# Any interest in a harlequin army in uk?



## kickboxerdog (Jun 2, 2011)

I've got an harlequin army I'm looking getting shot off wondering if there any interest I can supply list and pics if any interest I'm in Wiltshire in uk


----------



## Gothic (May 12, 2008)

What are you looking for, for it? If it's cash I can't help your. Are you looking for a trade?


----------



## kickboxerdog (Jun 2, 2011)

Gothic said:


> What are you looking for, for it? If it's cash I can't help your. Are you looking for a trade?

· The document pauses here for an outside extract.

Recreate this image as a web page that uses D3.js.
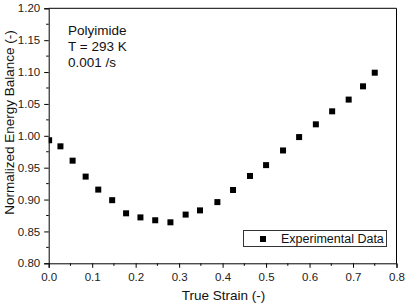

soz didn't see ya post, I was ideally looking for cash but my consider trade, but depends what it was


----------



## Gothic (May 12, 2008)

Anything specific?


----------



## Honsou92 (Mar 4, 2014)

Any photos?


----------



## kickboxerdog (Jun 2, 2011)

Honsou92 said:


> Any photos?


I can get some photos if intrested.

the army ill just list 

solitare- painted

shadow seerer- painted

death jester -painted


9 harliquins- 3 kissis, 2x embraces- almost finished final hightlights needed

rest below undercoated black



6 harliquins- 6x kissis

6 harliquins- 6x caresses

2x sky weavers- 2x haywire cannons

2x sky weavers - 2x shurikan cannons

2x star weavers

1x voidweaver.

codex and warriors of laughting god paint guide


----------



## Gothic (May 12, 2008)

Kickboxer was there anything specific you want for it?


----------



## kickboxerdog (Jun 2, 2011)

Gothic said:


> Kickboxer was there anything specific you want for it?


im open to offers tbh you can post here or pm me what ya got and ill have a think about it


----------



## Gothic (May 12, 2008)

Only thing I have spare is a chaos army


----------